FERPA, in higher education, deals specifically with the education records of students who reach the age of 18 or who attend a post-secondary institution, affording them certain rights with respect to those records. Institutions may grant a student more rights than those guaranteed in the Act.
FERPA applies to students who are or have been in attendance, including those in cooperative and correspondence study.
Primary Rights Afforded to Students By FERPA:
- Right to inspect and review the education records
- Right to seek to have the records amended
- Right to have some control over the disclosure of information from the records. Institutions may not disclose information contained in education records without the student's written consent, except under conditions specified in the Act (those items determined by the institution to be "directory information").
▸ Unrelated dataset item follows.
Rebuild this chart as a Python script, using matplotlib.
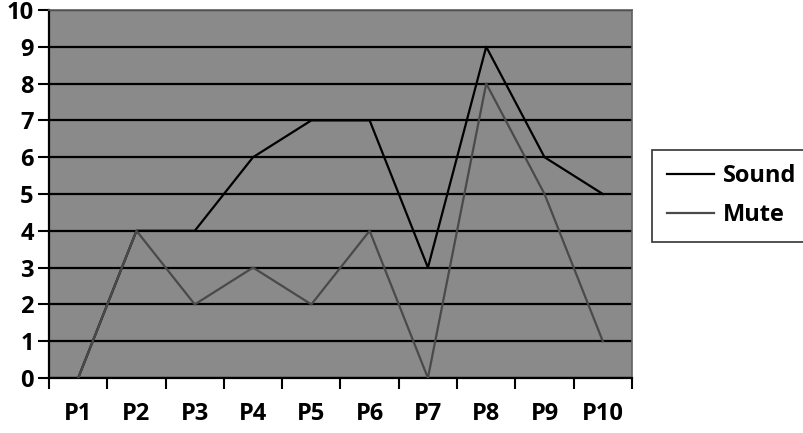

- Right to file complaints with:
U.S. Department of Education
Family Compliance Office
600 Independence Ave SW
Washington, DC 20202
FERPA allows school to disclose information, without the student's consent, to the following parties:
- School Officials - members of an institution who act in the student's educational interest within the limitations of their need to know in order to perform their professional responsibilities. May include faculty, administration, clerical and professional employees, students serving on an official committee, a person or company with whom the college has contracted, and other persons who manage student education record information (including law enforcement personnel and health staff).
- Other state or federal agencies as defined by the Act
Notification of Directory Information
Under the provisions of FERPA, directory information is considered public information and, as such, may be made available through the approval of the Registrar and, when appropriate, other college officials, to third parties unless the student requests to be excluded from such published information. Students who do not wish to have directory information made public, must notify the Registrar in writing by the third day of classes in any full semester.
Directory information may include your name, parents' names, local and home address, local and home telephone numbers, email address, major field of study, class year, dates of attendance, degrees, class rank to be used in determining eligibility for honors and awards, information related to participation in officially recognized activities and sports, activities, intercollegiate athletic participation, other appropriate recognition, and educational agencies and institutions attended by the student.